She didn’t pray your typical “Bless me” or “Fix this” prayers, such as I was used to hearing, and even praying myself. Her prayers were different. They were impassioned and fervent, as though it wasn’t her mouth speaking the words, but it was her heart and soul crying out. There was a heaviness and a desperation found in her voice. She wanted to know God.
In those moments, I know remarkable and unspeakable things happened. I not only heard it, I could feel it. In her praying, she reached heights and depths in God that I had never known personally, never experienced intimately. She prayed as though God were real, as though He were really sitting there in the room and listening. And strangely enough, it even sounded sometimes as though He was actually talking back to her.

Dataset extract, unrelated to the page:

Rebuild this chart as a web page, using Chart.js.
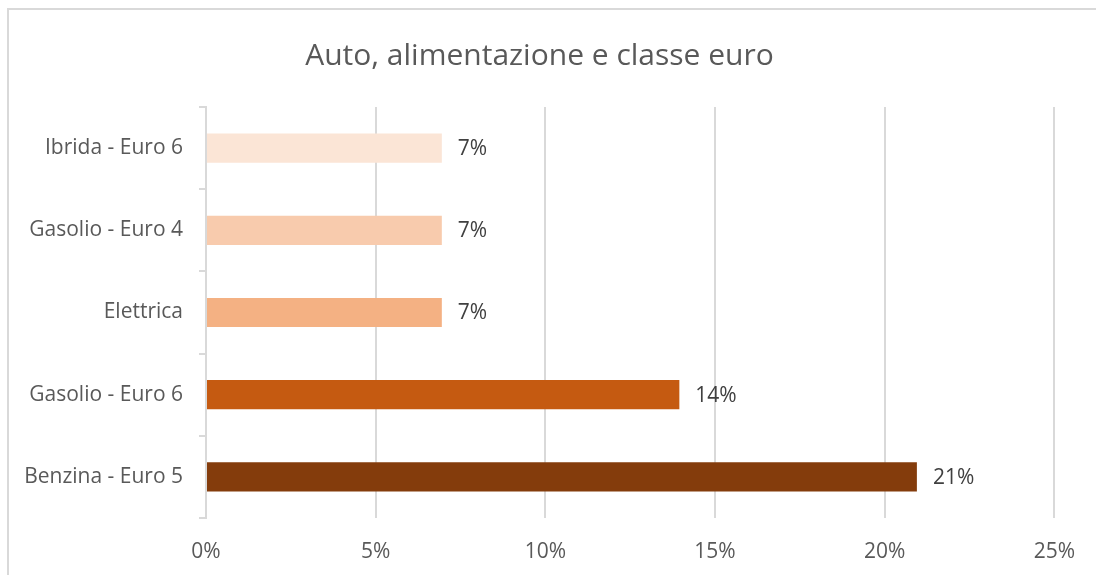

Thinking back on those days, it’s hard for me to even describe the impact my mom made on me – and still is making on me – by her uninhibited prayer life. All I can say is that, through those years of my upbringing, her passion for God undoubtedly has caused a hunger in me to know Him just the same – in a more intimate and unfamiliar way, to dig and to prod and peek into His mind, and explore.

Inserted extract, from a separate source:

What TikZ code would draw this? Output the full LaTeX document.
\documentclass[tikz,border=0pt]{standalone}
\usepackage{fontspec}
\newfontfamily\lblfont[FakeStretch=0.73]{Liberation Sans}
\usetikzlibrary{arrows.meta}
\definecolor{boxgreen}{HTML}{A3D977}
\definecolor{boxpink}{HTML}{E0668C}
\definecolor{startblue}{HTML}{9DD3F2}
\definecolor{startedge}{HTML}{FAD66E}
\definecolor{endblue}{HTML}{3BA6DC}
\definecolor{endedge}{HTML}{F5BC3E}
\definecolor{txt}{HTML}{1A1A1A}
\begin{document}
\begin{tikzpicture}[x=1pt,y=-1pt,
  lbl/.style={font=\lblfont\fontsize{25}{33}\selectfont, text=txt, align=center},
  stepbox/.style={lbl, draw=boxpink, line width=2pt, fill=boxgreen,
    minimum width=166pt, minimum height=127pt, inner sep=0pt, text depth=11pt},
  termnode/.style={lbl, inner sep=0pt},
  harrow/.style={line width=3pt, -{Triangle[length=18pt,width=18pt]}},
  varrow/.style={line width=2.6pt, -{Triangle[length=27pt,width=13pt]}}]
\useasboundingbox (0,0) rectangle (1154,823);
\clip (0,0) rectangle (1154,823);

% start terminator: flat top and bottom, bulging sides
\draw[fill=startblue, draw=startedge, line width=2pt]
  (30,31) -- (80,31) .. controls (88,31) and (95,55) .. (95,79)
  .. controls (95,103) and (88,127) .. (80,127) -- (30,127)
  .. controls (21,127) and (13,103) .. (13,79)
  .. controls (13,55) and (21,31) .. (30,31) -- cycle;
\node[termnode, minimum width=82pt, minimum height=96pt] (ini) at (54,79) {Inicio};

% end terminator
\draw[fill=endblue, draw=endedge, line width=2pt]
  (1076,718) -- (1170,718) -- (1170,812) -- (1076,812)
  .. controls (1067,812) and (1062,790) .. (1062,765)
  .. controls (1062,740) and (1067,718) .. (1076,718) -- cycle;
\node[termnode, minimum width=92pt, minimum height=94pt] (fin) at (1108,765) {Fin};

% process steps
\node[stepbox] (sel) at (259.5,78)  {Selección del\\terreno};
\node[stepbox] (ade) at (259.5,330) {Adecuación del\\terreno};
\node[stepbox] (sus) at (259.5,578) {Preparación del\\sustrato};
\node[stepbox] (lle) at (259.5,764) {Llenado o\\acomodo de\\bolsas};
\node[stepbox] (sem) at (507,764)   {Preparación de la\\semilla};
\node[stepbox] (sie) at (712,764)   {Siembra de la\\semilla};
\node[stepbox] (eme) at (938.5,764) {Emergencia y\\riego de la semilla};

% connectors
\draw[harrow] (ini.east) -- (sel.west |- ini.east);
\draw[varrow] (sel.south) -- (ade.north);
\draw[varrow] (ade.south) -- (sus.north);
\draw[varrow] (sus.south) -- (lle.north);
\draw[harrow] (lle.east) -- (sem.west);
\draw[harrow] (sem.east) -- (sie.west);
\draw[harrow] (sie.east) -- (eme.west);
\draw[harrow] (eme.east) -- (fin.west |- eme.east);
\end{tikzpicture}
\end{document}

I learned from my mother, simply by eavesdropping, that even in the middle of the afternoon, in a small spare bedroom, while life and chaos are intermingling on the outside, that God is still reachable on the inside. I learned as a young teenager that God can show up even when there is no Brooklyn Tab Choir playing in the CD player or a red-faced, sweaty preacher on TBN. He can show up in the quiet atmosphere of a bedroom when it’s just you and Him. It doesn’t matter the time, it doesn’t matter the place. When you need God to show up, all that matters is that you want Him, truly want Him.
Mom, thank you dearly for being an example to me. I am forever grateful.